From: A Wellington <souve64@hotmail.com>

Haitian Police Station Attacked, One Killed
By Michael Deibert

PORT-AU-PRINCE, May 2 (Reuters) Gunmen attacked a
provincial police station in the town of Belladere
early Wednesday morning, Haitian National Police
spokesman Jean Dady Simeon said Thursday.

“The station was attacked by gunmen, who seized
weapons and killed a bystander,” Simeon said, adding
that the town's ciy hall had also been set ablaze.

Police identified the dead man as Jean Brochette, a
local coordinator for Haitian President Jean-Bertrand
Aristide’s Lavalas Family political party.

Simeon said there had been no arrests, but sources
close to the police identified one of the attackers as
Winson Salomon, a former chaffeur and bodyguard to
exiled Port-au-Prince police chief Michel Francois.

Francois, one of the driving forces behind a coup that
ousted Aristide during his first term as president in
1991, went into exile upon Aristide's 1994.

The incident at Belladere, a small town on the
Dominican border, was an ominous echo of attacks
against police stations around Haiti last July, which
resulted in the deaths of four policemen, and wounded
a dozen more.

The attack also comes five months after
heavily-armed gunmen stormed the National Palace in an
apparent attempt to oust Aristide, setting of day-long
rioting that saw 13 dead and the burning and
destruction of homes and headquarters affiliated with
Aristide’s domestic opposition, the Democratic
Convergence coalition.

Aristide and the Convergence have been locked in an
electoral dispute for two years, stemming from
controversial May 2000 legislative elections which the
opposition charge were tabulated to favor Lavalas.

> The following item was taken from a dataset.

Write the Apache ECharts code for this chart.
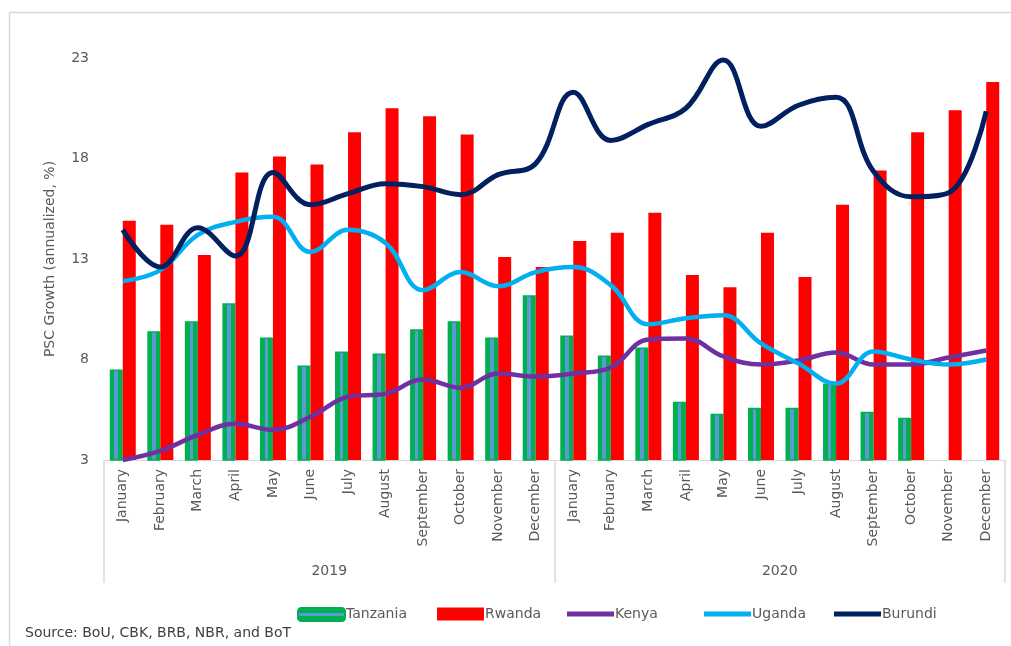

The
dispute has resulted in the suspension of $500 million
of international aid.

Privately, government officials concede that it is
unlikely that the Convergence was involved in the July
and December attacks, instead pointing to former
members of Haiti’s disbanded military and paramilitary
organizations residing in the Dominican Republic.
Several former soldiers, including Guy Philippe,
former police chief for the northern Haitian city of
Cap Haitien, are currently in custody there for
alleged involvement in the December palace raid.